Nasceu em Buenos Aires em 1903, no bairro de Almagro, numa família de imigrantes italianos. Seu pai, cabeleireiro e músico diletante, tocava bandolim, guitarra e piano. Foi ele que o incentivou, presenteando-o com diversos instrumentos e o menino, com dez anos, já estudava música junto a seu pai. Estudou também no Instituto Musical Odeón, com o professor D'Agostino. Com 12 anos debutou num trio infantil e com 17, já como profissional, tocava valses e trechos de ópera num cinema de bairro, além de dar aulas de piano, demonstrando assim sua precocidade musical. Um dia, a dona do cinema sugeriu-lhe que formasse um conjunto - e o formou: com Adolfo Pugliese (pai de Osvaldo) na flauta e Carmelo Lofreda no violino. Apesar disso continuou alheio ao tango. Paradoxal seria afirmar que já por esses dias nasciam seus primeiros tangos, sem sua assinatura, quando afirmava que "o fazia apenas para agradar a seu pai". O que aquele jovem não imaginava era que ali estava surgindo um dos grandes compositores da música portenha.
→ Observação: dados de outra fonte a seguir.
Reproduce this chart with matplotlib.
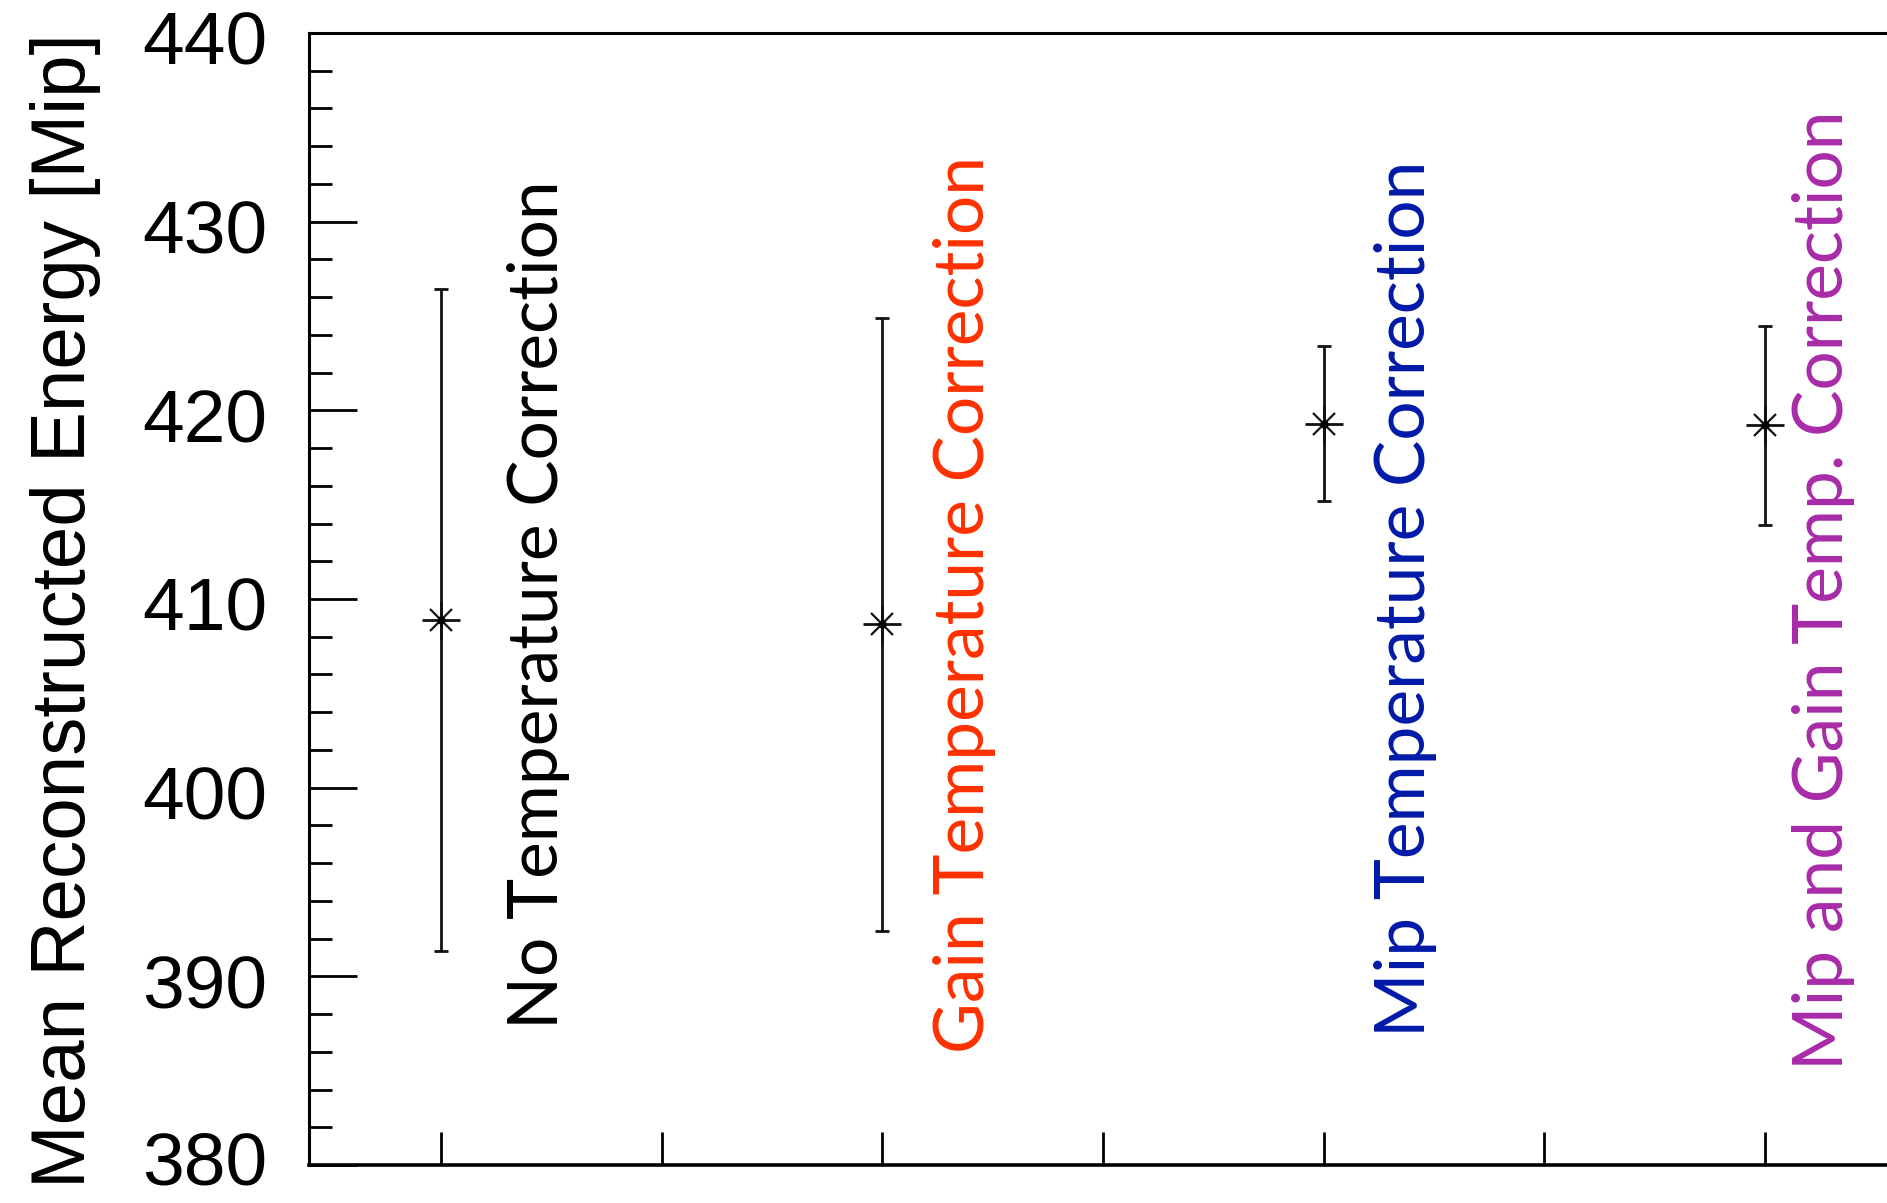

A partir dali, surgiriam da inspiração de Piana tangos como: Viejo ciego, El pescante, Turbión, ¡Dale, dale!, Quinta edición, De ayer a hoy; Tus palabras (com Homero Manzi), Sobre el pucho, Silbando (com José G. Castillo), Tinta Roja, Arrabalera (com Cátulo Castillo), ¡Mirá que es pa' reír!, Mi barrio payador, Mi perro Chango, La sombra de tu sombra, Tango adentro vos y yo (com Julián Centeya), No aflojés! (com Mario Batistella) e outros. Produziu também alguns valses célebres, como Esquinas porteñas, Paisaje (Manzi) e Caserón de tejas (Cátulo Castillo). E suas milongas imortais como Milonga sentimental, Milonga del 900, Milonga triste, Betinoti, Milonga de Puente Alsina (com Manzi), Planchadora doble brillo, Tu voz que se fue en tabaco (com Centeya), Milonga del muerto (com Jorge Luis Borges), e do gênero milonga-candombe, do qual foi criador, com Pena mulata e Papá Baltasar(Manzi) e Carumbaié (Centeya), e muitas outras.

Em 1963 foi nomeado para a Academia Portenha de Lunfardo, cuja presidência exerceu a partir de 1985. Em seus derradeiros anos, foi coberto de homenagens, porém curtia uma profunda amargura: "Das minhas composições só cantam Tinta roja, não sei porque continuo compondo...", dizia. Em 17 de julho de 1994, ainda intelectual e espiritualmente jovem, partiu desta vida. Porém, sem dúvida, já nos havia legado algumas das mais belas melodias de Buenos Aires.